Despite gruelling battle against cancer, Pune teen scores 91 per cent

Jun 12, 2015, 08:06 IST | Chaitraly Deshmukh

Diagnosed with cancer at the start of Std X, this gritty 16-year-old was forced to drop out of school but continued to study on his own even as he underwent chemotherapy; not only is he now cancer-free, but he has also aced the SSC exams with 91%

Std X did not begin well for Mihir Joshi, who had barely attended three days of classes before he had to drop out of school after he was diagnosed with cancer. He didn’t let his illness get in the way of his studies, however, and kept up with his coursework even as he underwent gruelling chemotherapy. Now, the teenager’s determination has paid off double-fold, as he has not only been declared cancer-free, but also aced the SSC exams with a 91-per cent score.

Mihir Joshi
All in a year’s work: Mihir Joshi kept up with his studies even as he underwent chemotherapy, eventually beating cancer and scoring 91 per cent in SSC.

Tragedy strikes
16-year-old Mihir, a resident of Karishma Society in Kothrud, Pune, had just begun Std X at Abhinava Vidyalaya English Medium High School (AVEMHS) last year, and was simultaneously preparing for interschool basketball tournaments. But after he fell a couple of times and complained of swelling and pain in his legs, his parents took him for a check-up, and they learned that he was suffering from Non Hodgkin’s Lymphoma, a cancer that targets the disease-fighting lymphatic system.

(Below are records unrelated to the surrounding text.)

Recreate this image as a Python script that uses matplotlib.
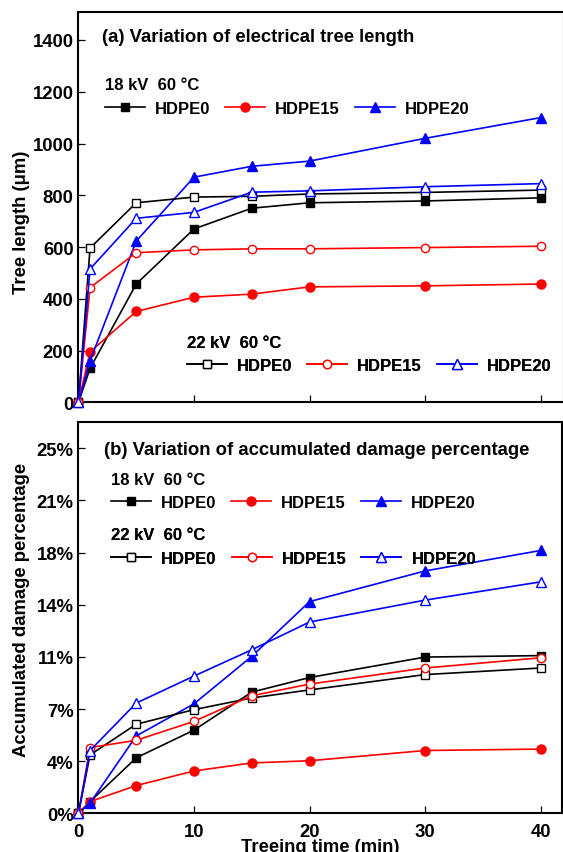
import numpy as np
import matplotlib
matplotlib.use('Agg')
import matplotlib.pyplot as plt
from matplotlib.ticker import FuncFormatter

plt.rcParams['font.family'] = ['Liberation Sans', 'DejaVu Sans']
plt.rcParams['font.weight'] = 'bold'

# treeing time (min)
time_min = [0, 1, 5, 10, 15, 20, 30, 40]
samples = ['HDPE0', 'HDPE15', 'HDPE20']

# (a) tree length in um
len_18kv_hdpe0 = [0, 131, 457, 670, 750, 771, 778, 790]
len_18kv_hdpe15 = [0, 195, 351, 406, 418, 446, 450, 457]
len_18kv_hdpe20 = [0, 160, 623, 870, 912, 932, 1020, 1100]
len_22kv_hdpe0 = [0, 596, 771, 793, 796, 805, 811, 820]
len_22kv_hdpe15 = [0, 443, 578, 589, 593, 593, 598, 603]
len_22kv_hdpe20 = [0, 515, 711, 734, 812, 817, 833, 845]

# (b) accumulated damage percentage in %
dmg_18kv_hdpe0 = [0, 0.8, 3.8, 5.7, 8.3, 9.3, 10.7, 10.8]
dmg_18kv_hdpe15 = [0, 0.8, 1.9, 2.9, 3.45, 3.6, 4.3, 4.4]
dmg_18kv_hdpe20 = [0, 0.7, 5.3, 7.5, 10.75, 14.5, 16.6, 18.0]
dmg_22kv_hdpe0 = [0, 4.0, 6.1, 7.1, 7.9, 8.45, 9.5, 9.95]
dmg_22kv_hdpe15 = [0, 4.5, 5.0, 6.3, 8.05, 8.85, 9.95, 10.65]
dmg_22kv_hdpe20 = [0, 4.3, 7.55, 9.4, 11.2, 13.1, 14.6, 15.85]

colors = ['black', 'red', 'blue']
markers = ['s', 'o', '^']
msizes = [6, 6.5, 7.5]

fig = plt.figure(figsize=(5.63, 8.53), dpi=100)
ax_a = fig.add_axes([0.1394, 0.5272, 0.8623, 0.4572])
ax_b = fig.add_axes([0.1394, 0.04537, 0.8597, 0.4584])


def draw_series(ax, series18, series22):
    h18, h22 = [], []
    for ys, c, m, ms in zip(series18, colors, markers, msizes):
        ln, = ax.plot(time_min, ys, color=c, marker=m, ms=ms, lw=1.2,
                      mfc=c, mec=c, clip_on=False, zorder=3)
        h18.append(ln)
    for ys, c, m, ms in zip(series22, colors, markers, msizes):
        ln, = ax.plot(time_min, ys, color=c, marker=m, ms=ms - 0.5, lw=1.2,
                      mfc='white', mec=c, mew=1.0, clip_on=False, zorder=3)
        h22.append(ln)
    return h18, h22


def add_legend(ax, handles, title, x, y):
    leg = ax.legend(handles, samples, ncol=3, loc='upper left',
                    bbox_to_anchor=(x, y), frameon=False, title=title,
                    alignment='left', borderpad=0, borderaxespad=0,
                    handlelength=2.4, handletextpad=0.6, columnspacing=0.9,
                    labelspacing=0.5, numpoints=1,
                    prop={'size': 12, 'weight': 'bold'},
                    title_fontproperties={'size': 12, 'weight': 'bold'})
    ax.add_artist(leg)


def style_axes(ax):
    for sp in ax.spines.values():
        sp.set_linewidth(1.5)
    ax.tick_params(direction='in', length=5, width=0.9, labelsize=13.3)
    ax.tick_params(axis='x', pad=7)
    ax.set_xticks([0, 10, 20, 30, 40])


# (a)
h18, h22 = draw_series(ax_a, [len_18kv_hdpe0, len_18kv_hdpe15, len_18kv_hdpe20],
                       [len_22kv_hdpe0, len_22kv_hdpe15, len_22kv_hdpe20])
style_axes(ax_a)
ax_a.set_xlim(0, 42.02)
ax_a.set_ylim(0, 1507)
ax_a.set_yticks(np.arange(0, 1401, 200))
ax_a.tick_params(axis='x', labelbottom=False)
ax_a.set_ylabel('Tree length (μm)', fontsize=13.3, fontweight='bold')
ax_a.yaxis.set_label_coords(-0.100, 0.465)
ax_a.text(0.049, 0.9277, '(a) Variation of electrical tree length',
          transform=ax_a.transAxes, fontsize=13.3, fontweight='bold',
          ha='left', va='baseline')
add_legend(ax_a, h18, '18 kV  60 °C', 0.0546, 0.833)
add_legend(ax_a, h22, '22 kV  60 °C', 0.223, 0.1736)

# (b)
h18, h22 = draw_series(ax_b, [dmg_18kv_hdpe0, dmg_18kv_hdpe15, dmg_18kv_hdpe20],
                       [dmg_22kv_hdpe0, dmg_22kv_hdpe15, dmg_22kv_hdpe20])
style_axes(ax_b)
ax_b.set_xlim(0, 41.89)
ax_b.set_ylim(0, 26.78)
ax_b.set_yticks(np.linspace(0, 25, 8))
ax_b.yaxis.set_major_formatter(FuncFormatter(lambda v, p: f'{v:.0f}%'))
ax_b.set_ylabel('Accumulated damage percentage', fontsize=13.3, fontweight='bold')
ax_b.yaxis.set_label_coords(-0.100, 0.522)
ax_b.set_xlabel('Treeing time (min)', fontsize=13.3, fontweight='bold')
ax_b.xaxis.set_label_coords(0.5, -0.064)
ax_b.text(0.0527, 0.920, '(b) Variation of accumulated damage percentage',
          transform=ax_b.transAxes, fontsize=13.3, fontweight='bold',
          ha='left', va='baseline')
add_legend(ax_b, h18, '18 kV  60 °C', 0.0663, 0.874)
add_legend(ax_b, h22, '22 kV  60 °C', 0.0678, 0.731)

fig.savefig('out.png', dpi=100)
plt.close(fig)
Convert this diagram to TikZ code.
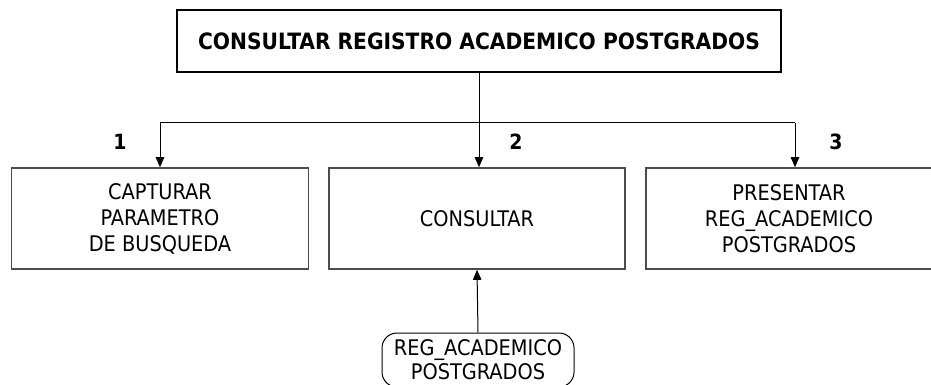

“Mihir is a good basketball player and despite it being his Board exam year, it was his dream to be a part of district interschool basketball competition for which he had been practicing since June, 2014,” said Mihir’s mother, Bharti, a volunteer at a special needs-school.

Doctors found two tumours near his spine. On July 17, he underwent a surgery and the tumours were removed. After the tumours were tested, we were shocked he was diagnosed with Non Hodgkin’s Lymphoma,” she added.

This was devastating news for Mihir, who recalled, “As I was an athlete, I could not believe this was happening to me. I used to tell myself that if cricketer Yuvraj Singh suffered cancer and survived it, I could do it too.”

The doctors recommended six cycles of chemotherapy within six months, and by November, Mihir’s reports were negative for cancer, said his treating oncologist, Dr Chetan Deshmukh from Deenanath Mangeshkar Hospital.

“Mihir was suffering from an aggressive and unusual type of cancer and even the medicines that were given to him were in high doses. But as he is a good sport and an athlete, he bore it all well. Passing board examinations are not that difficult, but it is unbelievable that he has scored so well. He is a true winner,” said Dr Deshmukh.

As his treatment went on, Mihir would read his textbooks in the hospital and then discuss the subjects with his friends when they visited him at home. His parents hired a tutor to teach him Mathematics and Science and even his schoolteachers would visit him at home to help him with harder subjects, such as German.

His stellar results will go a long way in fulfilling his dreams, which are not to play basketball but to research and find a cure for Non Hodgkin’s Lymphoma. “My parents suggested that I should focus on my health but I did not want to lose the year as I wanted to become a doctor. Initially I wanted to be an engineer like my father, but when I learnt I had cancer – that too a rare type – I decided to study medicine so I could research the disease and help others,” said Mihir.